Por fim, Laura Bispo Araújo de Souza conheceu a autora em 1993 quando ela trabalhava como braçal em um sítio no Bairro da Várzea de Baixo, mas não soube precisar por quanto tempo nem onde a autora trabalhou após esse período (fl. 56).
Assim, não tendo sido produzida prova oral para ampliar a eficácia probatória do documento referente à atividade rural exercida pela parte autora nos demais períodos postulados na petição inicial, não há como ser reconhecido o período de trabalho rural para fins previdenciários.
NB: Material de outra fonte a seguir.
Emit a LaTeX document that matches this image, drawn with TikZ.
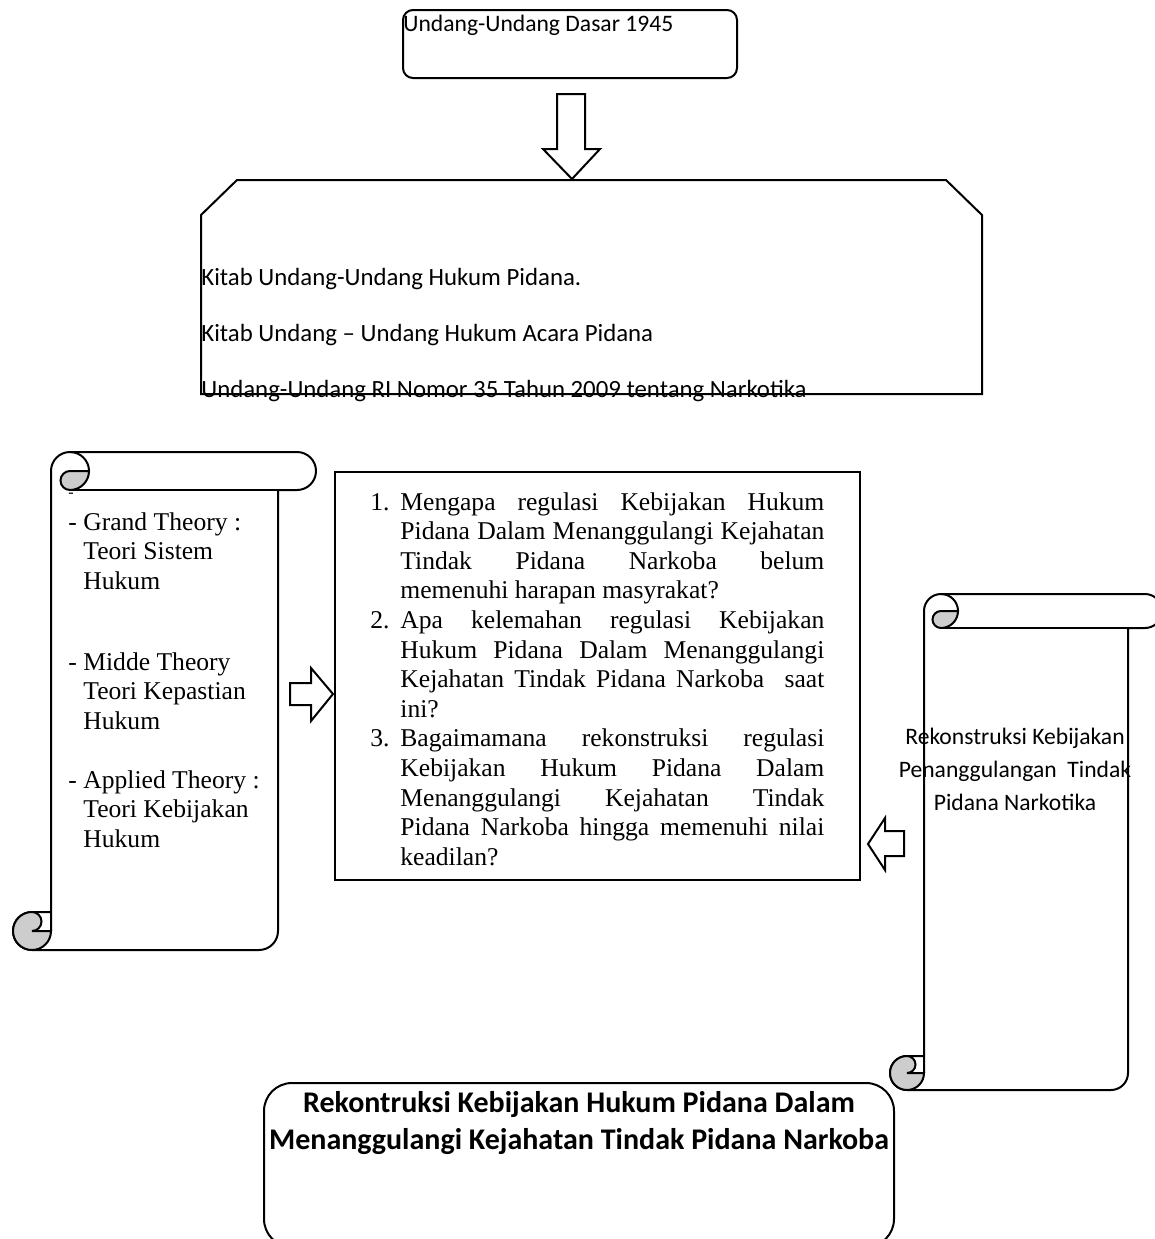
\documentclass[tikz,border=0pt]{standalone}
\usepackage{fontspec}
\setmainfont{Liberation Serif}
\newfontfamily\carlito{Carlito}

\begin{document}
\begin{tikzpicture}[x=0.5pt, y=-0.5pt,
    box/.style={draw, rectangle, line width=1pt, inner sep=0pt},
    sanslabel/.style={inner sep=0pt, font=\carlito\fontsize{11.8}{16.5}\selectfont},
    seriflabel/.style={inner sep=0pt, align=left, font=\fontsize{12.8}{14.8}\selectfont},
    scrollline/.style={line width=1pt, line join=round},
    curl/.style={draw, line width=1pt, fill=curlgray},
    blockarrow/.style={draw, line width=1pt, line join=miter, fill=white}]
        \useasboundingbox (0,0) rectangle (1155,1239);
        \definecolor{curlgray}{RGB}{205,205,205}

        % left scroll
        \draw[scrollline, fill=white] (51,931) -- (51,471) arc[start angle=180, end angle=270, radius=19] -- (297,452) arc[start angle=270, end angle=450, radius=19] -- (278,490) -- (278,931) arc[start angle=0, end angle=90, radius=19] -- (32,950) arc[start angle=90, end angle=270, radius=19] -- (51,912);
        \draw[curl] (89,471) arc[start angle=0, end angle=90, radius=19] arc[start angle=90, end angle=270, radius=9.5] -- cycle;
        \draw[scrollline] (70,452) arc[start angle=270, end angle=360, radius=19];
        \draw[scrollline] (70,490) -- (278,490);
        \draw[curl] (51,931) arc[start angle=0, end angle=270, radius=19] arc[start angle=270, end angle=450, radius=9.5] -- cycle;

        % right scroll
        \draw[scrollline, fill=white] (924,1073) -- (924,611) arc[start angle=180, end angle=270, radius=17] -- (1145,594) arc[start angle=270, end angle=450, radius=17] -- (1128,628) -- (1128,1073) arc[start angle=0, end angle=90, radius=17] -- (907,1090) arc[start angle=90, end angle=270, radius=17] -- (924,1056);
        \draw[curl] (958,611) arc[start angle=0, end angle=90, radius=17] arc[start angle=90, end angle=270, radius=8.5] -- cycle;
        \draw[scrollline] (941,594) arc[start angle=270, end angle=360, radius=17];
        \draw[scrollline] (941,628) -- (1128,628);
        \draw[curl] (924,1073) arc[start angle=0, end angle=270, radius=17] arc[start angle=270, end angle=450, radius=8.5] -- cycle;

        \node[box, rounded corners=5pt, minimum width=167pt, minimum height=34pt] (uud) at (570,44) {};
        \node[sanslabel, anchor=base west] (uudtext) at (403,31) {Undang-Undang Dasar 1945};

        \draw[blockarrow] (557,94) -- (585,94) -- (585,149) -- (600,149) -- (572,179) -- (543,149) -- (557,149) -- cycle;

        \draw[line width=1pt] (237,180) -- (946,180) -- (982,215) -- (982,394) -- (201,394) -- (201,215) -- cycle;
        \node[sanslabel, font=\carlito\fontsize{12.4}{16.5}\selectfont, anchor=base west] (kuhp) at (201,285) {Kitab Undang-Undang Hukum Pidana.};
        \node[sanslabel, font=\carlito\fontsize{12.4}{16.5}\selectfont, anchor=base west] (kuhap) at (201,341) {Kitab Undang – Undang Hukum Acara Pidana};
        \node[sanslabel, font=\carlito\fontsize{12.4}{16.5}\selectfont, anchor=base west] (uunark) at (201,397) {Undang-Undang RI Nomor 35 Tahun 2009 tentang Narkotika};

        \node[seriflabel, font=\fontsize{8}{8}\selectfont, anchor=base west] (dash) at (68,497) {-};
        \node[seriflabel, anchor=north west] (grand) at (68,512) {- Grand Theory :\\\hspace*{7.5pt}Teori Sistem\\\hspace*{7.5pt}Hukum};
        \node[seriflabel, anchor=north west] (middle) at (68,652) {- Midde Theory\\\hspace*{7.5pt}Teori Kepastian\\\hspace*{7.5pt}Hukum};
        \node[seriflabel, anchor=north west] (applied) at (68,770) {- Applied Theory :\\\hspace*{7.5pt}Teori Kebijakan\\\hspace*{7.5pt}Hukum};

        \draw[blockarrow] (290,683) -- (311,683) -- (311,668) -- (333,694) -- (311,721) -- (311,705) -- (290,705) -- cycle;

        \node[box, line width=0.7pt, minimum width=262.5pt, minimum height=204pt] (qbox) at (597.5,676) {};
        \node[seriflabel, text width=227pt, align=justify, anchor=north west] (questions) at (370,492) {%
            \noindent\hangindent=15pt\hangafter=1\makebox[15pt][l]{1.}Mengapa regulasi Kebijakan Hukum\linebreak Pidana Dalam Menanggulangi Kejahatan\linebreak Tindak Pidana Narkoba belum\linebreak memenuhi harapan masyrakat?\par
            \noindent\hangindent=15pt\hangafter=1\makebox[15pt][l]{2.}Apa kelemahan regulasi Kebijakan\linebreak Hukum Pidana Dalam Menanggulangi\linebreak Kejahatan Tindak Pidana Narkoba \ saat\linebreak ini?\par
            \noindent\hangindent=15pt\hangafter=1\makebox[15pt][l]{3.}Bagaimamana rekonstruksi regulasi\linebreak Kebijakan Hukum Pidana Dalam\linebreak Menanggulangi Kejahatan Tindak\linebreak Pidana Narkoba hingga memenuhi nilai\linebreak keadilan?\par};

        \draw[blockarrow] (904,831) -- (885,831) -- (885,818) -- (868,844) -- (885,870) -- (885,856) -- (904,856) -- cycle;

        \node[sanslabel, align=center, anchor=north] (rekon) at (1015,728) {Rekonstruksi Kebijakan\\Penanggulangan \ Tindak\\Pidana Narkotika};

        \node[box, rounded corners=14pt, minimum width=315pt, minimum height=82pt] (resultbox) at (579,1165) {};
        \node[inner sep=0pt, align=center, anchor=north, font=\carlito\bfseries\fontsize{15}{18.5}\selectfont] (result) at (579,1091) {Rekontruksi Kebijakan Hukum Pidana Dalam\\Menanggulangi Kejahatan Tindak Pidana Narkoba};
\end{tikzpicture}
\end{document}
Esse, também, é o entendimento do egrégio Superior Tribunal de Justiça, no sentido de que o início de prova material que não estiver corroborado por prova testemunhal colhida no curso da instrução processual sob o crivo do contraditório, não se mostra hábil ao reconhecimento de tempo de serviço trabalhado como rurícola, conforme revelam o seguinte julgado:
"A certidão de casamento constante dos autos não está apta a comprovar o exercício da atividade rural visto que não está corroborada por provas testemunhais do alegado trabalho rural do Autor pelo período imediatamente anterior ao requerimento da aposentadoria." (REsp nº 590015/CE, Relatora Ministra LAURITA VAZ, j. 18/12/2003, DJ 16/02/2004, p. 344).
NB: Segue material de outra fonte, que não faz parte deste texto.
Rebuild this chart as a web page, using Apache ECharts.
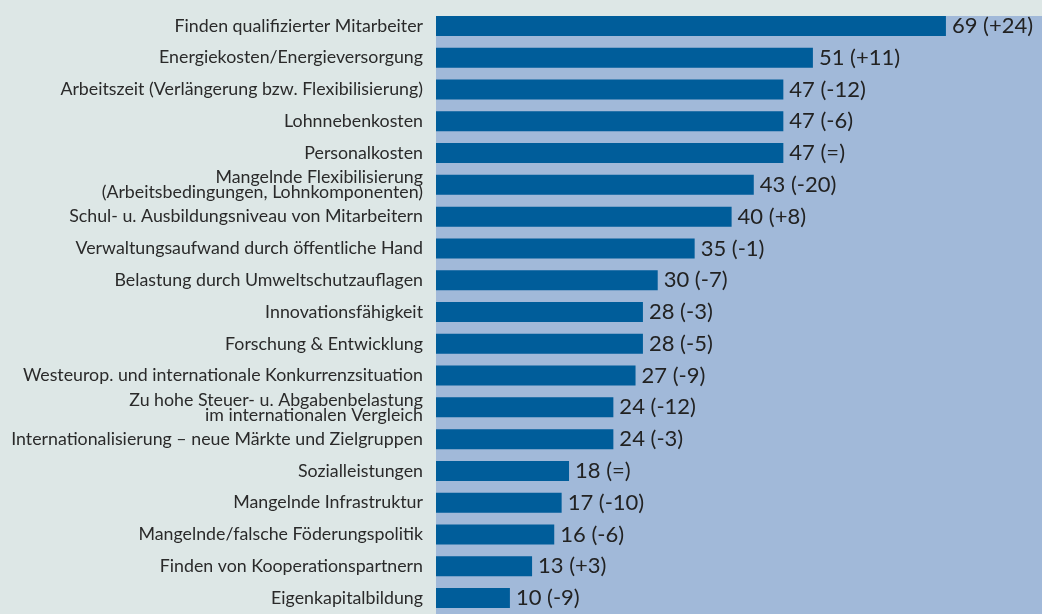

Por outro lado, computando-se o tempo de serviço comum anotado em CTPS (fls. 26/28), com o tempo de serviço rural, ora reconhecido, o somatório do tempo de serviço da parte autora, na data do ajuizamento da ação, é inferior a 30 (trinta) anos, bem assim seu período contributivo é insuficiente para o cumprimento da carência legal de 180 (cento e oitenta) contribuições, o que não autoriza a concessão de aposentadoria por tempo de serviço, nos termos dos arts. 53, inc. I, 28 e 29 da Lei nº 8.213/91.
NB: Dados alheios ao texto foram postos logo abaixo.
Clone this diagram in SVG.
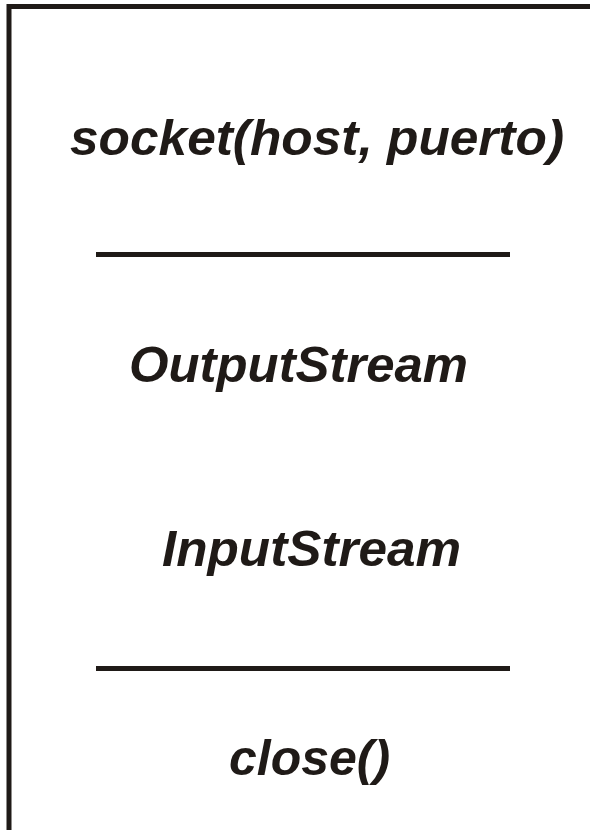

Assim, não cumprido requisito legal, é indevida a concessão do benefício pleiteado.
No caso a parte autora decaiu de maior parte do pedido, relativo à concessão do benefício. Com supedâneo em entendimento sufragado pelo Supremo Tribunal Federal (STF; Ag. Reg. no Rec. Ext. nº 313.348/RS, Rel. Ministro Sepúlveda Pertence, j. 15/04/2003, DJU 16/05/2003, p. 616), a parte autora não está sujeita às verbas de sucumbência, por ser beneficiária da Assistência Judiciária Gratuita.
Diante do exposto, DOU PARCIAL PROVIMENTO À APELAÇÃO DA PARTE AUTORA para reconhecer a atividade rural no período de 04/10/1967 a 31/12/1973, nos termos da fundamentação.